→ **Brief**
Your job is to return the lines between the line holding "Convert this chart" and the line holding "const langEast = [58.5, 34.2, 4.7, 2.6];", inclusive, exactly and with no pictures.

→ **Input records**
"""

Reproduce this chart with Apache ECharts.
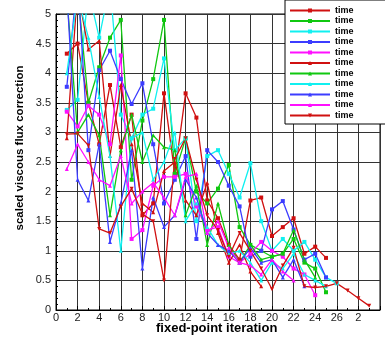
<!DOCTYPE html>
<html><head><meta charset="utf-8">
<script src="https://cdn.jsdelivr.net/npm/echarts@6/dist/echarts.min.js"></script>
<style>html,body{margin:0;padding:0;background:#fff}#c{width:385px;height:339px}</style>
</head><body><div id="c"></div>
<script>
const xTicks = [0,2,4,6,8,10,12,14,16,18,20,22,24,26,28,30];
const seriesNames = ['time','time','time','time','time','time','time','time','time','time','time'];
const colors = ['#d01010','#10c810','#10f0f0','#3c3cff','#ff10ff','#d01010','#10c810','#10f0f0','#3c3cff','#ff10ff','#d01010'];
const symbols = ['rect','rect','rect','rect','rect','triangle','triangle','triangle','triangle','triangle','triangle'];
const s1 = [4.33,4.5,3.5,2.8,3.8,2.75,3.3,1.6,1.8,3.66,2.3,3.66,3.25,1.85,1.55,1.1,0.85,1.85,1.9,1.25,1.4,1.55,0.95,1.07,0.88];
const s2 = [5.6,5.4,3.5,4.1,4.6,4.9,2.2,3.2,3.9,4.9,2.3,2.9,2.0,1.8,2.05,2.45,1.4,1.1,1.0,0.9,0.95,1.2,0.8,0.7,0.3];
const s3 = [3.38,3.55,5.4,4.6,5.5,3.3,2.9,3.3,3.4,4.25,2.7,2.9,1.5,2.6,2.7,2.3,1.9,2.48,1.5,1.0,1.2,1.0,1.15,0.85,0.55,0.45];
const s4 = [3.77,5.6,2.7,4.05,4.38,3.9,3.48,3.83,2.8,1.8,2.2,2.6,1.2,2.7,2.5,2.1,1.75,0.9,1.0,1.7,1.84,1.36,0.85,0.95,0.55];
const s5 = [3.35,3.1,3.45,3.3,2.8,4.3,1.2,1.35,2.1,2.25,2.25,2.3,1.75,1.35,1.4,0.9,0.8,0.95,1.15,1.0,0.9,0.7,0.6,0.25];
const s6 = [2.9,5.4,4.4,4.55,2.6,3.8,2.8,1.8,1.65,2.35,2.5,1.85,1.6,2.15,1.3,0.8,1.1,0.65,0.4];
const s7 = [5.3,3.0,3.3,2.95,1.6,2.7,3.3,2.5,2.95,2.75,2.7,1.6,2.1,1.1,1.8,1.1,0.8,1.1,0.85,0.9,0.95,1.35,0.85,0.55];
const s8 = [4.0,5.3,4.6,3.6,2.6,1.0,2.9,3.0,2.2,2.5,3.0,1.5,1.8,1.4,1.1,0.95,1.0,0.8,0.5,0.8,0.7,0.95,0.6,0.5,0.4];
const s9 = [5.4,2.2,1.85,2.8,1.15,1.8,2.7,0.7,1.9,1.4,1.6,2.2,1.9,1.3,1.1,1.0,0.8,1.05,0.8,0.85,0.55,0.85,0.4];
const s10 = [2.38,2.8,2.5,2.2,2.1,2.6,1.8,2.0,2.15,1.9,1.6,2.25,2.3,1.3,1.5,1.05,0.8,0.75,0.6,0.85,0.65,0.5];
const s11 = [2.97,2.98,2.78,1.37,1.3,1.75,2.05,1.62,1.5,0.5,2.55,2.9,2.2,1.6,1.35,0.9,1.3,1.0,0.7,0.35,0.75,1.05,0.4,0.38,0.4,0.45,0.33,0.2,0.07];
const allData = [s1,s2,s3,s4,s5,s6,s7,s8,s9,s10,s11];

const chart = echarts.init(document.getElementById('c'), null, {renderer:'canvas'});
const font = 'Liberation Sans, Arial, sans-serif';
const series = allData.map((d,i)=>({
  name: seriesNames[i] + (i? '\u200b'.repeat(i):''),
  type:'line',
  data: d.map((v,j)=>[j+1,v]),
  symbol: symbols[i],
  symbolSize: 4,
  symbolRotate: i===10 ? 180 : 0,
  showSymbol:true,
  clip:true,
  animation:false,
  lineStyle:{color:colors[i], width:1.3},
  itemStyle:{color:colors[i]}
}));
chart.setOption({
  animation:false,
  backgroundColor:'#fff',
  grid:{left:56,right:5,top:14,bottom:29,show:true,borderColor:'#000',borderWidth:1},
  xAxis:{type:'value',min:0,max:30,interval:2,
    axisLine:{show:true,lineStyle:{color:'#000'}},
    axisTick:{inside:true,length:4,lineStyle:{color:'#000'}},
    minorTick:{show:true,splitNumber:2,length:2,lineStyle:{color:'#000'}},
    splitLine:{show:true,lineStyle:{color:'#333',width:1}},
    axisLabel:{fontFamily:font,fontSize:11,color:'#222',margin:2,
      formatter:v=> v===30?'':(v===28?'2':String(v))}},
  yAxis:{type:'value',min:0,max:5,interval:0.5,
    axisLine:{show:true,lineStyle:{color:'#000'}},
    axisTick:{inside:true,length:4,lineStyle:{color:'#000'}},
    minorTick:{show:true,splitNumber:5,length:2,lineStyle:{color:'#000'}},
    splitLine:{show:true,lineStyle:{color:'#333',width:1}},
    axisLabel:{fontFamily:font,fontSize:11,color:'#222',margin:5,
      formatter:v=>String(v)}},
  legend:{show:true,orient:'vertical',left:285,top:0,
    backgroundColor:'#fff',borderColor:'#000',borderWidth:1,
    padding:[6,40,4,4],itemWidth:40,itemHeight:5,itemGap:1.5,
    formatter:n=>'time',
    textStyle:{fontFamily:font,fontSize:9,fontWeight:'bold',color:'#000',lineHeight:9},
    data: series.map(s=>s.name)},
  graphic:[
    {type:'text',left:156,top:322,style:{text:'fixed-point iteration',font:'bold 13px '+font,fill:'#000'}},
    {type:'text',x:20,y:148,rotation:Math.PI/2,style:{text:'scaled viscous flux correction',font:'bold 11.5px '+font,fill:'#000',align:'center',verticalAlign:'middle'}}
  ],
  series: series
});
</script></body></html>
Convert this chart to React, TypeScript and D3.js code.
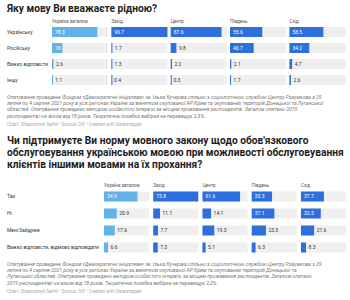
import React from "react";
import { scaleBand, scaleLinear, max } from "d3";

const regions = ["Україна загалом", "Захід", "Центр", "Південь", "Схід"];

// chart 1
const langRows = ["Українську", "Російську", "Важко відповісти", "Іншу"];
const langTotal = [78.3, 18, 2.6, 1.1];
const langWest = [96.7, 1.7, 1.3, 0.4];
const langCenter = [87.6, 9.8, 2.2, 0.3];
const langSouth = [55.6, 40.7, 2.1, 1.7];
const langEast = [58.5, 34.2, 4.7, 2.6];

// chart 2
const lawRows = ["Так", "Ні", "Мені байдуже", "Важко відповісти, відмово відповідати"];
const lawTotal = [54.9, 20.9, 17.6, 6.6];
const lawWest = [73.8, 11.1, 7.7, 7.3];
const lawCenter = [61.6, 14.1, 19.3, 5.1];
const lawSouth = [33.3, 37.1, 23.3, 6.3];
const lawEast = [37.7, 32.5, 21.6, 8.3];

const title1 = ["Яку мову Ви вважаєте рідною?"];
const title2 = [
  "Чи підтримуєте Ви норму мовного закону щодо обов'язкового",
  "обслуговування українською мовою при можливості обслуговування",
  "клієнтів іншими мовами на їх прохання?",
];

const notes1 = [
  "Опитування проведене Фондом «Демократичні ініціативи» ім. Ілька Кучеріва спільно з соціологічною службою Центру Разумкова з 29",
  "липня по 4 серпня 2021 року в усіх регіонах України за винятком окупованої АР Крим та окупованих територій Донецької та Луганської",
  "областей. Опитування проведено методом особистого інтерв'ю за місцем проживання респондентів. Загалом опитано 2019",
  "респондентів/-ок віком від 18 років. Теоретична похибка вибірки не перевищує 2,3%.",
];
const notes2 = [
  "Опитування проведене Фондом «Демократичні ініціативи» ім. Ілька Кучеріва спільно з соціологічною службою Центру Разумкова з 29",
  "липня по 4 серпня 2021 року в усіх регіонах України за винятком окупованої АР Крим та окупованих територій Донецької та",
  "Луганської областей. Опитування проведено методом особистого інтерв'ю за місцем проживання респондентів. Загалом опитано",
  "2019 респондентів/-ок віком від 18 років. Теоретична похибка вибірки не перевищує 2,3%.",
];
const credit = "Chart: Shaposhnyk Serhii • Source: DIF • Created with Datawrapper";

const FONT = "Roboto, 'Noto Sans', sans-serif";
const LIGHT = "#62b2ea";
const DARK = "#2c6fdd";
const BG = "#efefef";

function Table({ rows, cols, top, headY, colRange, pad, step, titles, notes, noteTop }) {
  const y = scaleBand().domain(rows).range([headY + 1.5, headY + 1.5 + rows.length * step]);
  const x = scaleBand().domain(regions).range(colRange).paddingInner(pad);
  const w = scaleLinear()
    .domain([0, max(cols.flat())])
    .range([0, x.bandwidth()]);
  const bh = 10;
  return (
    <g>
      {titles.map((t, i) => (
        <text key={t} x={7} y={top + i * 12} fontSize={10.2} fontWeight="bold" fill="#1d1d1d" fontFamily={FONT}>
          {t}
        </text>
      ))}
      {regions.map((r) => (
        <text key={r} x={x(r)} y={headY} fontSize={4.6} fill="#555" fontFamily={FONT}>
          {r}
        </text>
      ))}
      {rows.map((row, ri) => {
        const cy = y(row) + y.bandwidth() / 2;
        return (
          <g key={row}>
            <text x={7} y={cy + 1.8} fontSize={5} fill="#333" fontFamily={FONT}>
              {row}
            </text>
            {regions.map((r, ci) => {
              const v = cols[ci][ri];
              const bw = w(v);
              const s = String(v);
              const tw = s.length * 2.7;
              const inside = bw > tw + 4;
              return (
                <g key={r}>
                  <rect x={x(r)} y={cy - bh / 2} width={x.bandwidth()} height={bh} fill={BG} />
                  <rect x={x(r)} y={cy - bh / 2} width={Math.max(bw, 1)} height={bh} fill={ci === 0 ? LIGHT : DARK} />
                  <text
                    x={inside ? x(r) + 3 : x(r) + bw + 2.5}
                    y={cy + 1.8}
                    fontSize={5}
                    fill={inside ? "#fff" : "#333"}
                    fontFamily={FONT}
                  >
                    {s}
                  </text>
                </g>
              );
            })}
          </g>
        );
      })}
      {notes.map((n, i) => (
        <text key={i} x={7} y={noteTop + i * 6.2} fontSize={5.1} fontStyle="italic" fill="#777" fontFamily={FONT}>
          {n}
        </text>
      ))}
      <text x={7} y={noteTop + notes.length * 6.2 + 2} fontSize={4.6} fill="#aaa" fontFamily={FONT}>
        {credit}
      </text>
    </g>
  );
}

export default function App() {
  return (
    <svg width={350} height={300} style={{ position: "absolute", left: 0, top: 0, background: "#fff" }}>
      <Table
        rows={langRows}
        cols={[langTotal, langWest, langCenter, langSouth, langEast]}
        top={12}
        headY={22.5}
        colRange={[52, 345.5]}
        pad={0.055}
        step={16}
        titles={title1}
        notes={notes1}
        noteTop={99}
      />
      <Table
        rows={lawRows}
        cols={[lawTotal, lawWest, lawCenter, lawSouth, lawEast]}
        top={144}
        headY={186.5}
        colRange={[104, 346]}
        pad={0.085}
        step={17}
        titles={title2}
        notes={notes2}
        noteTop={266}
      />
    </svg>
  );
}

"""

→ **Task response**
Convert this chart to React, TypeScript and D3.js code.
import React from "react";
import { scaleBand, scaleLinear, max } from "d3";

const regions = ["Україна загалом", "Захід", "Центр", "Південь", "Схід"];

// chart 1
const langRows = ["Українську", "Російську", "Важко відповісти", "Іншу"];
const langTotal = [78.3, 18, 2.6, 1.1];
const langWest = [96.7, 1.7, 1.3, 0.4];
const langCenter = [87.6, 9.8, 2.2, 0.3];
const langSouth = [55.6, 40.7, 2.1, 1.7];
const langEast = [58.5, 34.2, 4.7, 2.6];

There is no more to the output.